According to a Taliban official who spoke on condition of anonymity because he wasn’t authorized to talk to the media, the release took place in the province’s Naw Bahar district, a region largely under Taliban control.

The two hostages, both professors at the American University of Kabul, were handed over to U.S. forces and transported from the area in a U.S. helicopter.

Their freedom came hours after the Afghan government freed three Taliban prisoners and sent them to Qatar. They included Anas Haqqani, the younger brother of the Taliban’s deputy Sirajuddin Haqqani, who also leads the fearsome Haqqani network.

It appears the Taliban had refused to hand over the two professors until they received proof their men had reached Qatar.

The American University of Afghanistan confirmed the release of the two professors, saying in a statement that its “community shares the relief of the families of Kevin and Timothy, and we look forward to providing all the support we can to Kevin and Tim and their families.”

Pakistan’s Prime Minister Imran Khan also welcomed the release of the two professors, saying he appreciates “steps taken by all involved to make it possible.” Pakistan wields some influence over the Taliban and has played a behind-the-scenes role in trying to restart peace talks.

Afghan President Ashraf Ghani a week ago announced the “conditional release” of the three ranking Taliban figures, saying at a news event broadcast live on state television that it was a very hard decision he felt he had to make in the interest of the Afghan people.

King and Weeks, the two captives held by the Taliban were abducted in 2016 outside the American University in Kabul. The following year, the Taliban released two videos showing the captives. A January 2017 video showed them appearing pale and gaunt. In the later video, King and Weeks looked healthier and said a deadline for their release was set for June 16 that year.

Both said they are being treated well by the Taliban but that they remain prisoners and appealed to their governments to help set them free.

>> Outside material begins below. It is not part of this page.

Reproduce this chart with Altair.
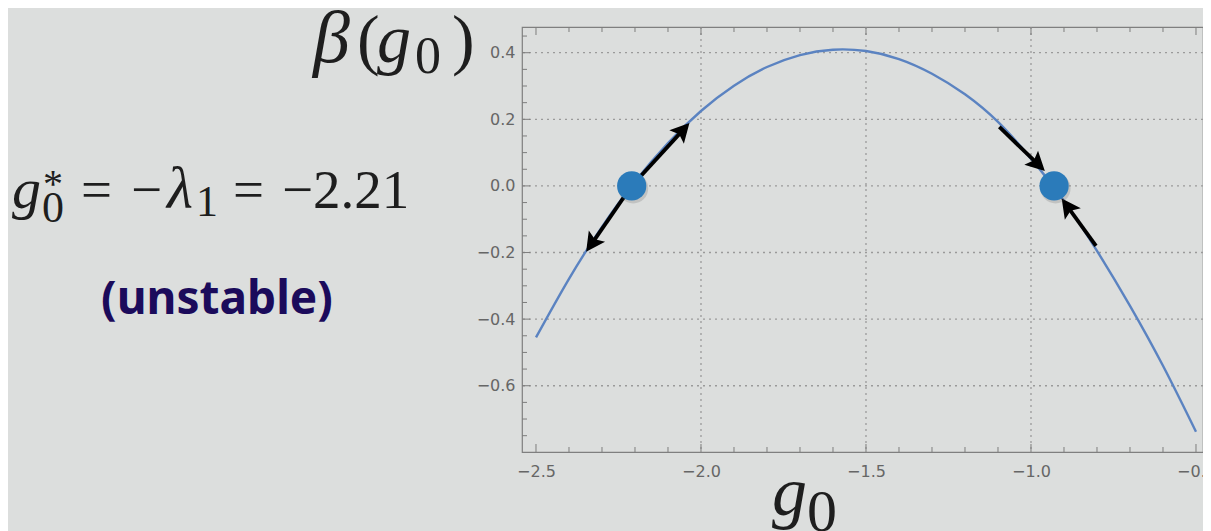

It was impossible to know whether they were forced to speak.

Subsequently, U.S. officials said that American forces had launched a rescue mission to free the two, but the captives were not found at the raided location.

U.S. Secretary of State Mike Pompeo and U.S. National Security Adviser Robert O’Brien made separate calls to Ghani on Monday to discuss the prisoners’ release, Ghani’s spokesman Sediq Sediqqi said.

The release and swap were intended to try to restart talks to end Afghanistan’s 18-year war and allow for the eventual withdrawal of U.S. troops from Afghanistan.

The United States had been close to an agreement in September with the Taliban but a fresh wave of violence in the Afghan capital that killed a U.S. soldier brought talks and an impending deal to a grinding halt.

The agreement called for direct talks between the Taliban and Afghan government as well as other prominent Afghans to find a negotiated end to the war and set out a roadmap for what a post -war Afghanistan would look like.

Ghani in his discussions with Pompeo and O’Brien said he wanted a reduction in violence and an all-out cease-fire, his spokesman said.

According to a U.S. State Department statement Tuesday, Pompeo told Ghani the United States was “committed to work closely together to address violence if the President’s decision does not produce the intended results.”

Southern Zabul province, where the two professors were freed, is heavily controlled by the Taliban and vast parts of it have long been a no-go area for the government.

But according to the Taliban, an unofficial cease-fire is now being observed in three districts of the province — Shahjoy, Shahmatzo and Naw Bahar — possibly to facilitate the release of the two hostages.